THE GEOMETRY OF THE ANTI-TERROR UNIT
While I am still unconscious, only a few hours after the explosion, the judicial apparatus follows the instructions of the anti-terror squad and constructs an indictment of an abomination. The processing of (small amounts of) explosive materials and devices with only comrade Kyriakos and myself present and aware, was baptized an organization. The apartment, to which we had only had access to for a few days, was christened a yafka (illegal bunker). The legitimate objects found in the apartment where I lived with comrade Kyriakos and which were presented on the daily news were dubbed suspicious. With these facts, the anti-terror police prosecuted me on the charge of “terrorism”. At this point, however, I will not focus on the legal aspect, nor will I speak in the context of innocence and guilt. I refuse to accept an indictment based on 187A, especially when it instrumentalizes the death of my comrade in the most vulgar fashion. And I intend to deconstruct whichever repressive scenario they construct. But I will defend until the end my choice to be in this apartment, I will defend the necessity of struggle by means not limited to the framework of civil law, I will defend my comrade’s choices, his memory and our relationship.

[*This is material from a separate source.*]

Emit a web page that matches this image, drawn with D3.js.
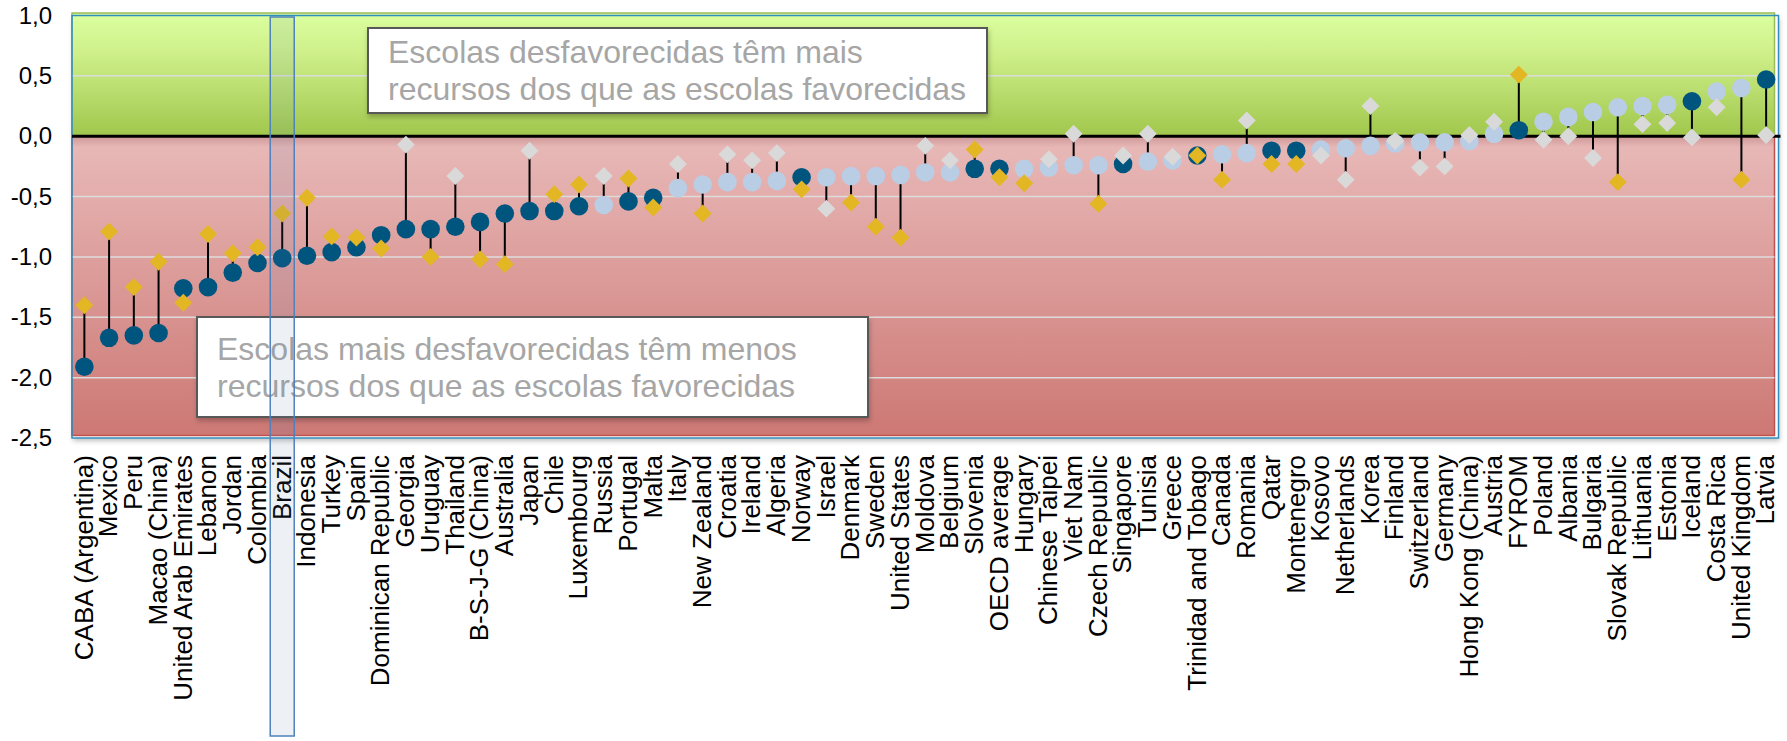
<!DOCTYPE html>
<html>
<head>
<meta charset="utf-8">
<script src="https://cdn.jsdelivr.net/npm/d3@7"></script>
<style>
  html, body { margin: 0; padding: 0; background: #fff; }
  svg { display: block; font-family: "Liberation Sans", Arial, sans-serif; }
</style>
</head>
<body>
<div id="chart"></div>
<script>
// categories, in the order of the chart
const countries = [
    'CABA (Argentina)', 'Mexico', 'Peru', 'Macao (China)', 'United Arab Emirates', 'Lebanon',
    'Jordan', 'Colombia', 'Brazil', 'Indonesia', 'Turkey', 'Spain', 'Dominican Republic',
    'Georgia', 'Uruguay', 'Thailand', 'B-S-J-G (China)', 'Australia', 'Japan', 'Chile',
    'Luxembourg', 'Russia', 'Portugal', 'Malta', 'Italy', 'New Zealand', 'Croatia', 'Ireland',
    'Algeria', 'Norway', 'Israel', 'Denmark', 'Sweden', 'United States', 'Moldova', 'Belgium',
    'Slovenia', 'OECD average', 'Hungary', 'Chinese Taipei', 'Viet Nam', 'Czech Republic',
    'Singapore', 'Tunisia', 'Greece', 'Trinidad and Tobago', 'Canada', 'Romania', 'Qatar',
    'Montenegro', 'Kosovo', 'Netherlands', 'Korea', 'Finland', 'Switzerland', 'Germany',
    'Hong Kong (China)', 'Austria', 'FYROM', 'Poland', 'Albania', 'Bulgaria', 'Slovak Republic',
    'Lithuania', 'Estonia', 'Iceland', 'Costa Rica', 'United Kingdom', 'Latvia'
];

// circle series (index of resource difference)
const circleValues = [
    -1.91, -1.67, -1.65, -1.63, -1.26, -1.25, -1.13, -1.05, -1.01, -0.99, -0.96, -0.92, -0.82,
    -0.77, -0.77, -0.75, -0.71, -0.64, -0.62, -0.62, -0.58, -0.57, -0.54, -0.51, -0.43, -0.40,
    -0.38, -0.38, -0.37, -0.34, -0.34, -0.33, -0.33, -0.32, -0.30, -0.30, -0.27, -0.27, -0.27,
    -0.26, -0.24, -0.24, -0.23, -0.21, -0.20, -0.16, -0.15, -0.14, -0.12, -0.12, -0.11, -0.10,
    -0.08, -0.06, -0.05, -0.05, -0.04, 0.02, 0.05, 0.12, 0.16, 0.20, 0.24, 0.25, 0.26, 0.29,
    0.37, 0.40, 0.47
];
// 1 = significant difference (dark circle), 0 = not significant (light circle)
const circleSignificant = [
    1, 1, 1, 1, 1, 1, 1, 1, 1, 1, 1, 1, 1, 1, 1, 1, 1, 1, 1, 1, 1, 0, 1, 1, 0, 0, 0, 0, 0, 1,
    0, 0, 0, 0, 0, 0, 1, 1, 0, 0, 0, 0, 1, 0, 0, 1, 0, 0, 1, 1, 0, 0, 0, 0, 0, 0, 0, 0, 1, 0,
    0, 0, 0, 0, 0, 1, 0, 0, 1
];

// diamond series
const diamondValues = [
    -1.40, -0.79, -1.25, -1.04, -1.38, -0.81, -0.97, -0.92, -0.64, -0.51, -0.83, -0.84, -0.93,
    -0.07, -1.00, -0.33, -1.02, -1.06, -0.12, -0.48, -0.40, -0.33, -0.35, -0.59, -0.23, -0.64,
    -0.15, -0.20, -0.14, -0.44, -0.60, -0.55, -0.75, -0.84, -0.08, -0.20, -0.11, -0.34, -0.39,
    -0.19, 0.02, -0.56, -0.16, 0.02, -0.17, -0.16, -0.36, 0.13, -0.23, -0.23, -0.16, -0.36,
    0.25, -0.04, -0.26, -0.25, 0.01, 0.12, 0.51, -0.03, 0.00, -0.18, -0.38, 0.10, 0.11, -0.01,
    0.24, -0.36, 0.01
];
// 1 = significant (yellow diamond), 0 = not significant (grey diamond)
const diamondSignificant = [
    1, 1, 1, 1, 1, 1, 1, 1, 1, 1, 1, 1, 1, 0, 1, 0, 1, 1, 0, 1, 1, 0, 1, 1, 0, 1, 0, 0, 0, 1,
    0, 1, 1, 1, 0, 0, 1, 1, 1, 0, 0, 1, 0, 0, 0, 1, 1, 0, 1, 1, 0, 0, 0, 0, 0, 0, 0, 0, 1, 0,
    0, 0, 1, 0, 0, 0, 0, 1, 0
];

const yTicks = [1.0, 0.5, 0.0, -0.5, -1.0, -1.5, -2.0, -2.5];
const gridValues = [0.5, -0.5, -1.0, -1.5, -2.0];
const highlighted = 'Brazil';
const noteTop = ['Escolas desfavorecidas têm mais', 'recursos dos que as escolas favorecidas'];
const noteBottom = ['Escolas mais desfavorecidas têm menos', 'recursos dos que as escolas favorecidas'];

const WIDTH = 1787;
const HEIGHT = 741;
const PLOT = { left: 72, right: 1778.5, top: 15.5, bottom: 438 };
const COLORS = {
    darkCircle: '#00557f',
    lightCircle: '#b9cde5',
    yellow: '#e3b623',
    grey: '#d9d9d9',
    grid: '#dcdcdc',
    note: '#a6a6a6'
};

const rows = countries.map((name, i) => ({
    name,
    circle: circleValues[i],
    circleSig: circleSignificant[i] === 1,
    diamond: diamondValues[i],
    diamondSig: diamondSignificant[i] === 1
}));

const svg = d3.select('#chart').append('svg')
    .attr('width', WIDTH)
    .attr('height', HEIGHT);

const defs = svg.append('defs');

function vGradient(id, stops) {
    const g = defs.append('linearGradient')
        .attr('id', id)
        .attr('x1', '0%').attr('y1', '0%')
        .attr('x2', '0%').attr('y2', '100%');
    stops.forEach(([offset, color, opacity]) => {
        g.append('stop')
            .attr('offset', offset)
            .attr('stop-color', color)
            .attr('stop-opacity', opacity === undefined ? 1 : opacity);
    });
}
vGradient('green-bg', [['0%', '#dcffa0'], ['35%', '#cdee88'], ['100%', '#a0c74c']]);
vGradient('red-bg', [['0%', '#e8bab9'], ['100%', '#cd7874']]);
vGradient('zero-shadow', [['0%', '#7a2a2a', 0.22], ['100%', '#7a2a2a', 0]]);

const shadow = defs.append('filter')
    .attr('id', 'shadow')
    .attr('x', '-5%').attr('y', '-5%')
    .attr('width', '110%').attr('height', '115%');
shadow.append('feDropShadow')
    .attr('dx', 1).attr('dy', 3)
    .attr('stdDeviation', 2.5)
    .attr('flood-color', '#000')
    .attr('flood-opacity', 0.25);

const x = d3.scaleBand()
    .domain(countries)
    .range([PLOT.left, PLOT.right])
    .padding(0);

const y = d3.scaleLinear()
    .domain([-2.5, 1])
    .range([PLOT.bottom, PLOT.top]);

const cx = d => x(d.name) + x.bandwidth() / 2;

// plot area frame with shadow
svg.append('rect')
    .attr('x', PLOT.left)
    .attr('y', PLOT.top)
    .attr('width', PLOT.right - PLOT.left)
    .attr('height', PLOT.bottom - PLOT.top)
    .attr('fill', '#fff')
    .attr('filter', 'url(#shadow)');

// favourable zone (green) and unfavourable zone (red)
svg.append('rect')
    .attr('x', PLOT.left)
    .attr('y', PLOT.top - 2.5)
    .attr('width', PLOT.right - PLOT.left - 4)
    .attr('height', y(0) - PLOT.top + 2.5)
    .attr('fill', 'url(#green-bg)')
    .attr('stroke', '#9bbb59')
    .attr('stroke-width', 1.5);

svg.append('rect')
    .attr('x', PLOT.left)
    .attr('y', y(0))
    .attr('width', PLOT.right - PLOT.left - 4)
    .attr('height', PLOT.bottom - 2.5 - y(0))
    .attr('fill', 'url(#red-bg)')
    .attr('stroke', '#c0504d')
    .attr('stroke-width', 1.5);

svg.append('rect')
    .attr('x', PLOT.left + 1)
    .attr('y', y(0) + 1)
    .attr('width', PLOT.right - PLOT.left - 6)
    .attr('height', 10)
    .attr('fill', 'url(#zero-shadow)');

// gridlines
svg.append('g')
    .selectAll('line')
    .data(gridValues)
    .join('line')
    .attr('x1', PLOT.left)
    .attr('x2', PLOT.right - 4)
    .attr('y1', d => y(d))
    .attr('y2', d => y(d))
    .attr('stroke', COLORS.grid)
    .attr('stroke-width', 1.5);

// outer plot border
svg.append('rect')
    .attr('x', PLOT.left)
    .attr('y', PLOT.top)
    .attr('width', PLOT.right - PLOT.left)
    .attr('height', PLOT.bottom - PLOT.top)
    .attr('fill', 'none')
    .attr('stroke', '#2f8ec0')
    .attr('stroke-width', 1.5);

// zero line
svg.append('line')
    .attr('x1', PLOT.left)
    .attr('x2', PLOT.right + 2)
    .attr('y1', y(0))
    .attr('y2', y(0))
    .attr('stroke', '#000')
    .attr('stroke-width', 3);

// annotation boxes
function note(lines, box) {
    const g = svg.append('g');
    g.append('rect')
        .attr('x', box.x).attr('y', box.y)
        .attr('width', box.w).attr('height', box.h)
        .attr('fill', '#fff')
        .attr('stroke', '#595959')
        .attr('stroke-width', 2)
        .attr('filter', 'url(#shadow)');
    g.selectAll('text')
        .data(lines)
        .join('text')
        .attr('x', box.x + box.padX)
        .attr('y', (d, i) => box.y + box.baseline + i * 37.5)
        .attr('fill', COLORS.note)
        .style('font-size', '32px')
        .text(d => d);
}
note(noteTop, { x: 368, y: 28, w: 619, h: 85, padX: 20, baseline: 34.5 });
note(noteBottom, { x: 197, y: 317, w: 671, h: 100, padX: 20, baseline: 42.5 });

// y axis labels
const yAxis = svg.append('g')
    .attr('transform', `translate(${PLOT.left},0)`)
    .call(d3.axisLeft(y)
        .tickValues(yTicks)
        .tickSize(0)
        .tickPadding(20)
        .tickFormat(d => d3.format('.1f')(d).replace('.', ',').replace('−', '-')));
yAxis.select('.domain').remove();
yAxis.selectAll('text')
    .attr('fill', '#000')
    .style('font-size', '24px')
    .style('font-family', '"Liberation Sans", Arial, sans-serif');

// x axis labels
const xAxis = svg.append('g')
    .attr('transform', `translate(0,${PLOT.bottom})`)
    .call(d3.axisBottom(x).tickSize(0));
xAxis.select('.domain').remove();
xAxis.selectAll('text')
    .attr('fill', '#000')
    .attr('x', -17)
    .attr('y', 0)
    .attr('dy', '0.32em')
    .attr('transform', 'rotate(-90)')
    .style('text-anchor', 'end')
    .style('font-size', '26px')
    .style('font-family', '"Liberation Sans", Arial, sans-serif');

// stems between the two series
svg.append('g')
    .selectAll('line')
    .data(rows)
    .join('line')
    .attr('x1', cx)
    .attr('x2', cx)
    .attr('y1', d => y(d.circle))
    .attr('y2', d => y(d.diamond))
    .attr('stroke', '#000')
    .attr('stroke-width', 2);

svg.append('g')
    .selectAll('circle')
    .data(rows)
    .join('circle')
    .attr('cx', cx)
    .attr('cy', d => y(d.circle))
    .attr('r', 9.3)
    .attr('fill', d => d.circleSig ? COLORS.darkCircle : COLORS.lightCircle);

const diamond = d3.symbol().type(d3.symbolSquare).size(160);
svg.append('g')
    .selectAll('path')
    .data(rows)
    .join('path')
    .attr('d', diamond)
    .attr('transform', d => `translate(${cx(d)},${y(d.diamond)}) rotate(45)`)
    .attr('fill', d => d.diamondSig ? COLORS.yellow : COLORS.grey);

// highlight column for Brazil
svg.append('rect')
    .attr('x', x(highlighted) + x.bandwidth() / 2 - 12)
    .attr('y', 17)
    .attr('width', 24)
    .attr('height', 719)
    .attr('fill', 'rgb(95,125,175)')
    .attr('fill-opacity', 0.11)
    .attr('stroke', '#4f81bd')
    .attr('stroke-width', 1.5);
</script>
</body>
</html>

By carving concentric circles, the anti-terror police weave their own repressive web. It places me and my comrade Kyriakos at the centre and, with shaky geometry, it adds friends, comrades and strangers. In the first cycle it places the arrest of the anarchist comrade Dimitra, who presented herself voluntarily in a Hollywood-style operation at the Athens airport where – in contrast to the femicide of Kyriaki Griva – the police car in the role of a taxi picks her up and takes her to the GADA (Athens central police station). The only “clue” was that she had given the keys to the apartment in Arkadia Street to me and Kyriakos under the pretext of hosting our acquaintances from abroad, without her knowledge of the true purpose of the flat’s use. It is worth noting that on the day of the explosion she was abroad, where she had been living for the last few years. She too is being prosecuted under 187A. In the second circle they place the comrade Dimitris, who also presented himself voluntarily at GADA, because he had handed over the pair of keys of the apartment in Arcadia Street to the flat’s owner, something which had been requested of him by Dimitra. With the only involvement being the delivery of the keys, without having known anything more and having been at work at the time of the explosion, he also faces the aforementioned charges. Twenty days later the”anti-“terrorists secure the next cycle, with the arrest of the anarchist comrade N. Romanos. In his case, the repressive mechanism unleashed its vindictiveness by using as proof a faint fingerprint on a transportable object – a bag – found in the apartment in Arcadia. Two days later A.K becomes part of the last cycle when he is arrested due to the ridiculous “clue” of the fingerprint on the same bag. Apparently within 20 days the “efficiency” of the ELAS (greek police) laboratories managed to implicate two people with whom I have no connection, by unearthing a fingerprint, while the tons of xylene in the Tempi massacre have not been found for two years now. The last two arrested also face the same flimsy charge.